The NPLs (PbSe or alloyed PbSe1–xSx) with lateral dimensions below 10 nm exhibit continuously tunable photoluminescence emission ranging from 1180 to 1380 nm thanks to the variation of the S/Se ratio, which cannot be achieved in binary NPLs, and a quantum yield of ∼60%, the highest reported for NIR NPLs so far.
NPLs exhibit a series of outstanding optoelectronic properties for various applications in energy technologies, such as solar cells or solar-driven hydrogen production, because of their suitable electronic band structure for fast exciton dissociation, efficient charge transfer of photogenerated electron/hole pairs, and high photochemical stability.

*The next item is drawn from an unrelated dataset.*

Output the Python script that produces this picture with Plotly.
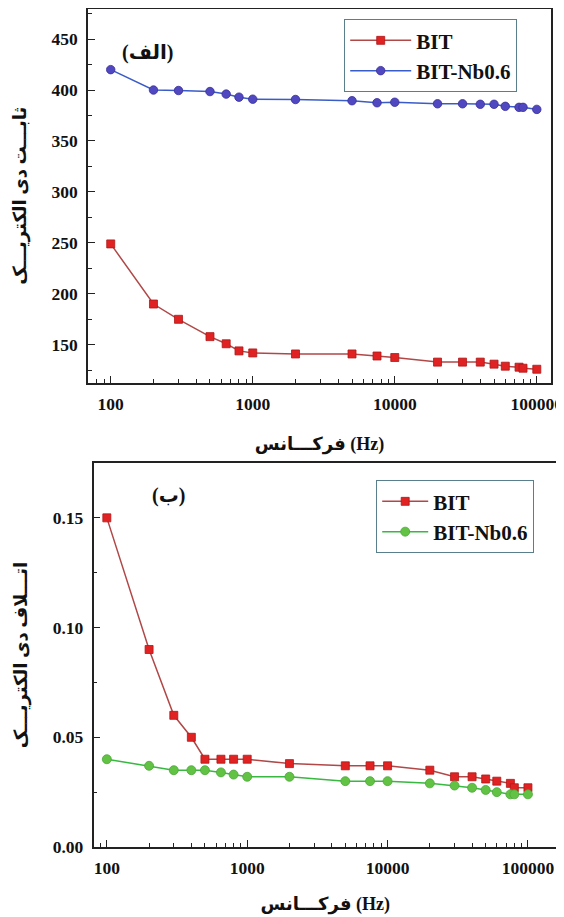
import plotly.graph_objects as go

# ---------------- data ----------------
freq_top = [100, 200, 300, 500, 650, 800, 1000, 2000, 5000, 7500, 10000,
            20000, 30000, 40000, 50000, 60000, 75000, 80000, 100000]
bit_eps = [249, 190, 175, 158, 151, 144, 142, 141, 141, 139, 137.5,
           133, 133, 133, 131, 129, 128, 127, 126]
nb_eps = [420, 400, 399.5, 398.5, 396, 393, 391, 390.7, 389.5, 387.5, 388,
          386.5, 386.5, 386, 386, 384, 383, 383, 381]

freq_bot = [100, 200, 300, 400, 500, 650, 800, 1000, 2000, 5000, 7500, 10000,
            20000, 30000, 40000, 50000, 60000, 75000, 80000, 100000]
bit_loss = [0.150, 0.090, 0.060, 0.050, 0.040, 0.040, 0.040, 0.040, 0.038, 0.037,
            0.037, 0.037, 0.035, 0.032, 0.032, 0.031, 0.030, 0.029, 0.027, 0.027]
nb_loss = [0.040, 0.037, 0.035, 0.035, 0.035, 0.034, 0.033, 0.032, 0.032, 0.030,
           0.030, 0.030, 0.029, 0.028, 0.027, 0.026, 0.025, 0.024, 0.024, 0.024]

x_ticks = [100, 1000, 10000, 100000]
y_ticks_top = [150, 200, 250, 300, 350, 400, 450]
y_ticks_bot = [0.00, 0.05, 0.10, 0.15]

name_bit = "BIT"
name_nb = "BIT-Nb0.6"
ytitle_top = "ثابـــت دی الکتریـــک"
ytitle_bot = "اتـــلاف دی الکتریـــک"
xtitle = "فرکـــانس (Hz)"
label_top = "(الف)"
label_bot = "(ب)"

# ---------------- style ----------------
FONT = "'Liberation Serif', 'Times New Roman', 'DejaVu Sans', serif"
AX = "#222222"
RED_LINE = "#b04848"
RED_MK = "#e02222"
BLUE_LINE = "#3a5cc8"
BLUE_MK = "#5048c0"
GREEN_LINE = "#38b840"
GREEN_MK = "#62c244"

OFF = 8  # page body margin (top/left)
W, H = 564 - OFF, 917 - OFF

def px_x(p):
    return (p - OFF) / W

def px_y(p):
    return 1 - (p - OFF) / H

fig = go.Figure()

fig.add_trace(go.Scatter(
    x=freq_top, y=bit_eps, name=name_bit, mode="lines+markers",
    line=dict(color=RED_LINE, width=1.5),
    marker=dict(symbol="square", size=8, color=RED_MK, line=dict(color="#b01818", width=0.8)),
    xaxis="x", yaxis="y", legend="legend"))
fig.add_trace(go.Scatter(
    x=freq_top, y=nb_eps, name=name_nb, mode="lines+markers",
    line=dict(color=BLUE_LINE, width=1.5),
    marker=dict(symbol="circle", size=8.5, color=BLUE_MK, line=dict(color="#3a2f9a", width=0.8)),
    xaxis="x", yaxis="y", legend="legend"))

fig.add_trace(go.Scatter(
    x=freq_bot, y=bit_loss, name=name_bit, mode="lines+markers",
    line=dict(color=RED_LINE, width=1.5),
    marker=dict(symbol="square", size=8, color=RED_MK, line=dict(color="#b01818", width=0.8)),
    xaxis="x2", yaxis="y2", legend="legend2"))
fig.add_trace(go.Scatter(
    x=freq_bot, y=nb_loss, name=name_nb, mode="lines+markers",
    line=dict(color=GREEN_LINE, width=1.5),
    marker=dict(symbol="circle", size=9, color=GREEN_MK, line=dict(color="#4aa838", width=0.8)),
    xaxis="x2", yaxis="y2", legend="legend2"))

tickfont = dict(family=FONT, size=17.5, color="#111111", weight="bold")
titlefont = dict(family=FONT, size=18, color="#111111", weight="bold")

common_x = dict(type="log", showgrid=False, zeroline=False, showline=True, linecolor=AX,
                linewidth=1.5, mirror=True, ticks="inside", ticklen=7, tickwidth=1.2,
                tickcolor=AX, tickvals=x_ticks, ticktext=[str(v) for v in x_ticks],
                tickfont=tickfont, automargin=False, ticklabelstandoff=4,
                minor=dict(ticks="inside", ticklen=4, tickcolor=AX, tickwidth=1,
                           dtick="D1", showgrid=False))
common_y = dict(showgrid=False, zeroline=False, showline=True, linecolor=AX,
                linewidth=1.5, mirror=True, ticks="inside", ticklen=7, tickwidth=1.2,
                tickcolor=AX, tickfont=tickfont, automargin=False, ticklabelstandoff=5)

legfont = dict(family=FONT, size=21, color="#111111", weight="bold")

fig.update_layout(
    width=W, height=H,
    margin=dict(l=0, r=0, t=0, b=0),
    paper_bgcolor="white", plot_bgcolor="white",
    showlegend=True,
    xaxis=dict(common_x, domain=[px_x(88), px_x(551)], range=[1.84, 5.10], anchor="y",
               title=dict(text=xtitle, font=titlefont, standoff=25)),
    yaxis=dict(common_y, domain=[px_y(383), px_y(8.5)], range=[112.5, 480], anchor="x",
               tickvals=y_ticks_top, ticktext=[str(v) for v in y_ticks_top],
               minor=dict(ticks="inside", ticklen=4, tickcolor=AX, dtick=25),
               title=dict(text=ytitle_top, font=titlefont, standoff=20)),
    xaxis2=dict(common_x, domain=[px_x(93.5), px_x(557)], range=[1.905, 5.207], anchor="y2",
                title=dict(text=xtitle, font=titlefont, standoff=21)),
    yaxis2=dict(common_y, domain=[px_y(847), px_y(463)], range=[0, 0.175], anchor="x2",
                tickvals=y_ticks_bot, ticktext=[f"{v:.2f}" for v in y_ticks_bot],
                minor=dict(ticks="inside", ticklen=4, tickcolor=AX, dtick=0.025),
                title=dict(text=ytitle_bot, font=titlefont, standoff=20)),
    legend=dict(x=px_x(344), y=px_y(19), xanchor="left", yanchor="top",
                bgcolor="white", bordercolor="#5a7f8c", borderwidth=1.2,
                font=legfont, itemwidth=61, tracegroupgap=0),
    legend2=dict(x=px_x(376), y=px_y(480), xanchor="left", yanchor="top",
                 bgcolor="white", bordercolor="#5a7f8c", borderwidth=1.2,
                 font=legfont, itemwidth=46, tracegroupgap=0),
    annotations=[
        dict(text=label_top, x=px_x(120), y=px_y(39), xref="paper", yref="paper",
             showarrow=False, font=dict(family=FONT, size=20, color="#111111", weight="bold")),
        dict(text=label_bot, x=px_x(150), y=px_y(495), xref="paper", yref="paper",
             showarrow=False, font=dict(family=FONT, size=20, color="#111111", weight="bold")),
    ],
)

fig.write_html("out.html")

Near infrared NPLs based on lead or tin chalcogenides enable a thickness-tunable wide absorption spectrum, ranging from ultraviolet to NIR, thereby matching the solar spectrum with significant overlap.
The authors write that theoretical simulations of the bandgap as a function of thickness, geometry, and size show that ultrasmall NPLs exhibit strong 3D quantum confinement, compared to 1D confinement in larger sized NPLs with similar thickness.
As a proof-of-concept, the team used the NPLs as photosensitizers for PEC hydrogen generation. After surface treatment with Cd, they obtained a saturated photocurrent density of ∼5 mA cm-2, nearly three times higher than the value obtained from PbS/CdS QDs under identical preparation and measurement conditions.